- _The exercise_: Each line below must be set down exactly; omit any image you find.

- _Supplied material_:
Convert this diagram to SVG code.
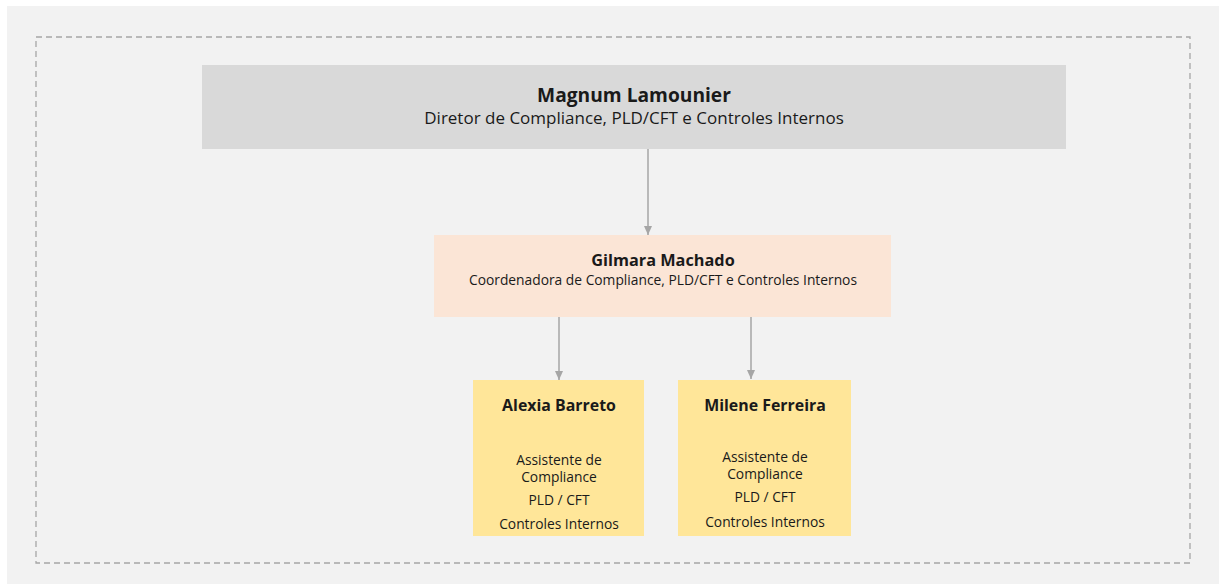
<svg xmlns="http://www.w3.org/2000/svg" width="1219" height="584" viewBox="0 0 1219 584">
<defs>
<marker id="arr" markerWidth="10" markerHeight="8" refX="9" refY="4" orient="auto" markerUnits="userSpaceOnUse">
<path d="M0,0 L9,4 L0,8 Z" fill="#a6a6a6"/>
</marker>
<style>
text{font-family:"Open Sans","Liberation Sans",sans-serif;fill:#1a1a1a;text-anchor:middle}
.b{font-weight:bold}
.s{font-size:13.8px}
.conn line{stroke:#a6a6a6;stroke-width:1.5;marker-end:url(#arr)}
</style>
</defs>
<rect x="0" y="0" width="1219" height="584" fill="#ffffff"/>
<rect x="7" y="6" width="1212" height="578" fill="#f2f2f2"/>
<rect x="36" y="37" width="1154" height="526" fill="none" stroke="#a6a6a6" stroke-width="1.3" stroke-dasharray="6,4"/>
<g id="n-magnum">
<rect x="202" y="65" width="864" height="84" fill="#d9d9d9"/>
<text class="b" x="634" y="102" font-size="19.2">Magnum Lamounier</text>
<text x="634" y="124" font-size="17">Diretor de Compliance, PLD/CFT e Controles Internos</text>
</g>
<g id="n-gilmara">
<rect x="434" y="235" width="457" height="82" fill="#fbe5d6"/>
<text class="b" x="663" y="266" font-size="16.3">Gilmara Machado</text>
<text x="663" y="285" font-size="13.8">Coordenadora de Compliance, PLD/CFT e Controles Internos</text>
</g>
<g id="n-alexia">
<rect x="473" y="380" width="171" height="156" fill="#ffe699"/>
<text class="b" x="559" y="411" font-size="15.9">Alexia Barreto</text>
<text class="s" x="559" y="465">Assistente de</text>
<text class="s" x="559" y="482">Compliance</text>
<text class="s" x="559" y="505">PLD / CFT</text>
<text class="s" x="559" y="529">Controles Internos</text>
</g>
<g id="n-milene">
<rect x="678" y="380" width="173" height="156" fill="#ffe699"/>
<text class="b" x="765" y="411" font-size="15.9">Milene Ferreira</text>
<text class="s" x="765" y="462">Assistente de</text>
<text class="s" x="765" y="479">Compliance</text>
<text class="s" x="765" y="502">PLD / CFT</text>
<text class="s" x="765" y="527">Controles Internos</text>
</g>
<g id="connectors" class="conn">
<line x1="648" y1="149" x2="648" y2="235"/>
<line x1="559" y1="317" x2="559" y2="380"/>
<line x1="751" y1="317" x2="751" y2="379"/>
</g>
</svg>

- _Reply to the task_:
Convert this diagram to SVG code.
<svg xmlns="http://www.w3.org/2000/svg" width="1219" height="584" viewBox="0 0 1219 584">
<defs>
<marker id="arr" markerWidth="10" markerHeight="8" refX="9" refY="4" orient="auto" markerUnits="userSpaceOnUse">
<path d="M0,0 L9,4 L0,8 Z" fill="#a6a6a6"/>
</marker>
<style>
text{font-family:"Open Sans","Liberation Sans",sans-serif;fill:#1a1a1a;text-anchor:middle}
.b{font-weight:bold}
.s{font-size:13.8px}
.conn line{stroke:#a6a6a6;stroke-width:1.5;marker-end:url(#arr)}
</style>
</defs>
<rect x="0" y="0" width="1219" height="584" fill="#ffffff"/>
<rect x="7" y="6" width="1212" height="578" fill="#f2f2f2"/>
<rect x="36" y="37" width="1154" height="526" fill="none" stroke="#a6a6a6" stroke-width="1.3" stroke-dasharray="6,4"/>
<g id="n-magnum">
<rect x="202" y="65" width="864" height="84" fill="#d9d9d9"/>
<text class="b" x="634" y="102" font-size="19.2">Magnum Lamounier</text>
<text x="634" y="124" font-size="17">Diretor de Compliance, PLD/CFT e Controles Internos</text>
</g>
<g id="n-gilmara">
<rect x="434" y="235" width="457" height="82" fill="#fbe5d6"/>
<text class="b" x="663" y="266" font-size="16.3">Gilmara Machado</text>
<text x="663" y="285" font-size="13.8">Coordenadora de Compliance, PLD/CFT e Controles Internos</text>
</g>
<g id="n-alexia">
<rect x="473" y="380" width="171" height="156" fill="#ffe699"/>
<text class="b" x="559" y="411" font-size="15.9">Alexia Barreto</text>
<text class="s" x="559" y="465">Assistente de</text>
<text class="s" x="559" y="482">Compliance</text>
<text class="s" x="559" y="505">PLD / CFT</text>
<text class="s" x="559" y="529">Controles Internos</text>
</g>
<g id="n-milene">
<rect x="678" y="380" width="173" height="156" fill="#ffe699"/>
<text class="b" x="765" y="411" font-size="15.9">Milene Ferreira</text>
<text class="s" x="765" y="462">Assistente de</text>
<text class="s" x="765" y="479">Compliance</text>
<text class="s" x="765" y="502">PLD / CFT</text>
<text class="s" x="765" y="527">Controles Internos</text>
</g>
<g id="connectors" class="conn">
<line x1="648" y1="149" x2="648" y2="235"/>
<line x1="559" y1="317" x2="559" y2="380"/>
<line x1="751" y1="317" x2="751" y2="379"/>
</g>
</svg>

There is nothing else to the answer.